TASK INSTRUCTIONS: Give all the lines below again, exactly, with no pictures.

— start DATA SECTION —

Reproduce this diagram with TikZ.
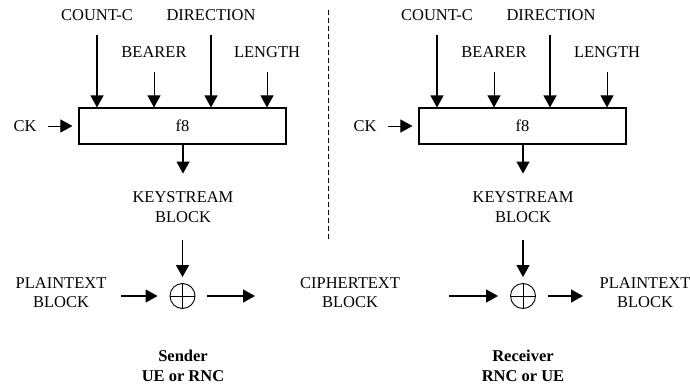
\documentclass[tikz,border=0pt]{standalone}
\usepackage{fontspec}
\setmainfont{Liberation Serif}
\usetikzlibrary{arrows.meta}
\begin{document}
\begin{tikzpicture}[x=1pt,y=-1pt,
  txt/.style={font=\fontsize{16.5}{19.5}\selectfont, inner sep=0pt, align=center},
  btxt/.style={font=\fontsize{16.5}{19.5}\selectfont\bfseries, inner sep=0pt, align=center},
  arr/.style={line width=1.3pt, -{Triangle[length=12pt,width=13pt]}},
  tarr/.style={line width=0.9pt, -{Triangle[length=12pt,width=13pt]}},
  f8box/.style={draw, line width=1.1pt, minimum width=207pt, minimum height=36pt, inner sep=0pt, font=\fontsize{16.5}{19.5}\selectfont},
  xorc/.style={draw, circle, line width=0.9pt, minimum size=25pt, inner sep=0pt, path picture={\draw[line width=0.9pt] (path picture bounding box.north) -- (path picture bounding box.south) (path picture bounding box.west) -- (path picture bounding box.east);}}
]
\useasboundingbox (0,0) rectangle (690,385);

% ---- Sender ----
\node[f8box] (fA) at (182.5,126) {f8};
\node[txt] (ckA) at (25,126) {CK};
\node[txt] (cntA) at (97,15) {COUNT-C};
\node[txt] (dirA) at (211,15) {DIRECTION};
\node[txt] (bearA) at (154,52) {BEARER};
\node[txt] (lenA) at (267,52) {LENGTH};
\coordinate (cntAs) at (97,35);
\coordinate (dirAs) at (211,35);
\coordinate (bearAs) at (154,72);
\coordinate (lenAs) at (267,72);
\coordinate (ckAs) at (48,126);
\draw[arr] (cntAs) -- (cntAs |- fA.north);
\draw[arr] (dirAs) -- (dirAs |- fA.north);
\draw[tarr] (bearAs) -- (bearAs |- fA.north);
\draw[tarr] (lenAs) -- (lenAs |- fA.north);
\draw[tarr] (ckAs) -- ([xshift=-6pt]fA.west);
\node[txt] (ksA) at (183,207) {KEYSTREAM\\BLOCK};
\draw[arr] (fA.south -| ksA.center) -- ++(0,29);
\node[xorc] (xA) at (182.5,296) {};
\coordinate (ksAs) at (182.5,240);
\draw[arr] (ksAs) -- ([yshift=6pt]xA.north);
\node[txt] (ptA) at (61,292.5) {PLAINTEXT\\BLOCK};
\coordinate (ptAe) at (121,296);
\draw[arr] (ptAe) -- ([xshift=-12pt]xA.west);
\coordinate (xAe) at (255,296);
\draw[arr] ([xshift=12pt]xA.east) -- (xAe);
\node[btxt] (sndA) at (183,366) {Sender\\UE or RNC};

% ---- Divider ----
\coordinate (dvT) at (328,10);
\coordinate (dvB) at (328,240);
\draw[dashed, dash pattern=on 5pt off 3pt, line width=0.7pt] (dvT) -- (dvB);

\node[txt] (ct) at (350,292.5) {CIPHERTEXT\\BLOCK};

% ---- Receiver ----
\node[f8box] (fB) at (522.5,126) {f8};
\node[txt] (ckB) at (365,126) {CK};
\node[txt] (cntB) at (437,15) {COUNT-C};
\node[txt] (dirB) at (551,15) {DIRECTION};
\node[txt] (bearB) at (494,52) {BEARER};
\node[txt] (lenB) at (607,52) {LENGTH};
\coordinate (cntBs) at (437,35);
\coordinate (dirBs) at (550,35);
\coordinate (bearBs) at (494,72);
\coordinate (lenBs) at (607,72);
\coordinate (ckBs) at (388,126);
\draw[arr] (cntBs) -- (cntBs |- fB.north);
\draw[arr] (dirBs) -- (dirBs |- fB.north);
\draw[tarr] (bearBs) -- (bearBs |- fB.north);
\draw[tarr] (lenBs) -- (lenBs |- fB.north);
\draw[tarr] (ckBs) -- ([xshift=-6pt]fB.west);
\node[txt] (ksB) at (523,207) {KEYSTREAM\\BLOCK};
\draw[arr] (fB.south -| ksB.center) -- ++(0,29);
\node[xorc] (xB) at (523,296) {};
\coordinate (ksBs) at (523,240);
\draw[arr] (ksBs) -- ([yshift=6pt]xB.north);
\coordinate (ctBe) at (449,296);
\draw[arr] (ctBe) -- ([xshift=-12pt]xB.west);
\node[txt] (ptB) at (645,292.5) {PLAINTEXT\\BLOCK};
\coordinate (xBe) at (583,296);
\draw[arr] ([xshift=12pt]xB.east) -- (xBe);
\node[btxt] (sndB) at (523,366) {Receiver\\RNC or UE};
\end{tikzpicture}
\end{document}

— end DATA SECTION —

THE RESULT:
Reproduce this diagram with TikZ.
\documentclass[tikz,border=0pt]{standalone}
\usepackage{fontspec}
\setmainfont{Liberation Serif}
\usetikzlibrary{arrows.meta}
\begin{document}
\begin{tikzpicture}[x=1pt,y=-1pt,
  txt/.style={font=\fontsize{16.5}{19.5}\selectfont, inner sep=0pt, align=center},
  btxt/.style={font=\fontsize{16.5}{19.5}\selectfont\bfseries, inner sep=0pt, align=center},
  arr/.style={line width=1.3pt, -{Triangle[length=12pt,width=13pt]}},
  tarr/.style={line width=0.9pt, -{Triangle[length=12pt,width=13pt]}},
  f8box/.style={draw, line width=1.1pt, minimum width=207pt, minimum height=36pt, inner sep=0pt, font=\fontsize{16.5}{19.5}\selectfont},
  xorc/.style={draw, circle, line width=0.9pt, minimum size=25pt, inner sep=0pt, path picture={\draw[line width=0.9pt] (path picture bounding box.north) -- (path picture bounding box.south) (path picture bounding box.west) -- (path picture bounding box.east);}}
]
\useasboundingbox (0,0) rectangle (690,385);

% ---- Sender ----
\node[f8box] (fA) at (182.5,126) {f8};
\node[txt] (ckA) at (25,126) {CK};
\node[txt] (cntA) at (97,15) {COUNT-C};
\node[txt] (dirA) at (211,15) {DIRECTION};
\node[txt] (bearA) at (154,52) {BEARER};
\node[txt] (lenA) at (267,52) {LENGTH};
\coordinate (cntAs) at (97,35);
\coordinate (dirAs) at (211,35);
\coordinate (bearAs) at (154,72);
\coordinate (lenAs) at (267,72);
\coordinate (ckAs) at (48,126);
\draw[arr] (cntAs) -- (cntAs |- fA.north);
\draw[arr] (dirAs) -- (dirAs |- fA.north);
\draw[tarr] (bearAs) -- (bearAs |- fA.north);
\draw[tarr] (lenAs) -- (lenAs |- fA.north);
\draw[tarr] (ckAs) -- ([xshift=-6pt]fA.west);
\node[txt] (ksA) at (183,207) {KEYSTREAM\\BLOCK};
\draw[arr] (fA.south -| ksA.center) -- ++(0,29);
\node[xorc] (xA) at (182.5,296) {};
\coordinate (ksAs) at (182.5,240);
\draw[arr] (ksAs) -- ([yshift=6pt]xA.north);
\node[txt] (ptA) at (61,292.5) {PLAINTEXT\\BLOCK};
\coordinate (ptAe) at (121,296);
\draw[arr] (ptAe) -- ([xshift=-12pt]xA.west);
\coordinate (xAe) at (255,296);
\draw[arr] ([xshift=12pt]xA.east) -- (xAe);
\node[btxt] (sndA) at (183,366) {Sender\\UE or RNC};

% ---- Divider ----
\coordinate (dvT) at (328,10);
\coordinate (dvB) at (328,240);
\draw[dashed, dash pattern=on 5pt off 3pt, line width=0.7pt] (dvT) -- (dvB);

\node[txt] (ct) at (350,292.5) {CIPHERTEXT\\BLOCK};

% ---- Receiver ----
\node[f8box] (fB) at (522.5,126) {f8};
\node[txt] (ckB) at (365,126) {CK};
\node[txt] (cntB) at (437,15) {COUNT-C};
\node[txt] (dirB) at (551,15) {DIRECTION};
\node[txt] (bearB) at (494,52) {BEARER};
\node[txt] (lenB) at (607,52) {LENGTH};
\coordinate (cntBs) at (437,35);
\coordinate (dirBs) at (550,35);
\coordinate (bearBs) at (494,72);
\coordinate (lenBs) at (607,72);
\coordinate (ckBs) at (388,126);
\draw[arr] (cntBs) -- (cntBs |- fB.north);
\draw[arr] (dirBs) -- (dirBs |- fB.north);
\draw[tarr] (bearBs) -- (bearBs |- fB.north);
\draw[tarr] (lenBs) -- (lenBs |- fB.north);
\draw[tarr] (ckBs) -- ([xshift=-6pt]fB.west);
\node[txt] (ksB) at (523,207) {KEYSTREAM\\BLOCK};
\draw[arr] (fB.south -| ksB.center) -- ++(0,29);
\node[xorc] (xB) at (523,296) {};
\coordinate (ksBs) at (523,240);
\draw[arr] (ksBs) -- ([yshift=6pt]xB.north);
\coordinate (ctBe) at (449,296);
\draw[arr] (ctBe) -- ([xshift=-12pt]xB.west);
\node[txt] (ptB) at (645,292.5) {PLAINTEXT\\BLOCK};
\coordinate (xBe) at (583,296);
\draw[arr] ([xshift=12pt]xB.east) -- (xBe);
\node[btxt] (sndB) at (523,366) {Receiver\\RNC or UE};
\end{tikzpicture}
\end{document}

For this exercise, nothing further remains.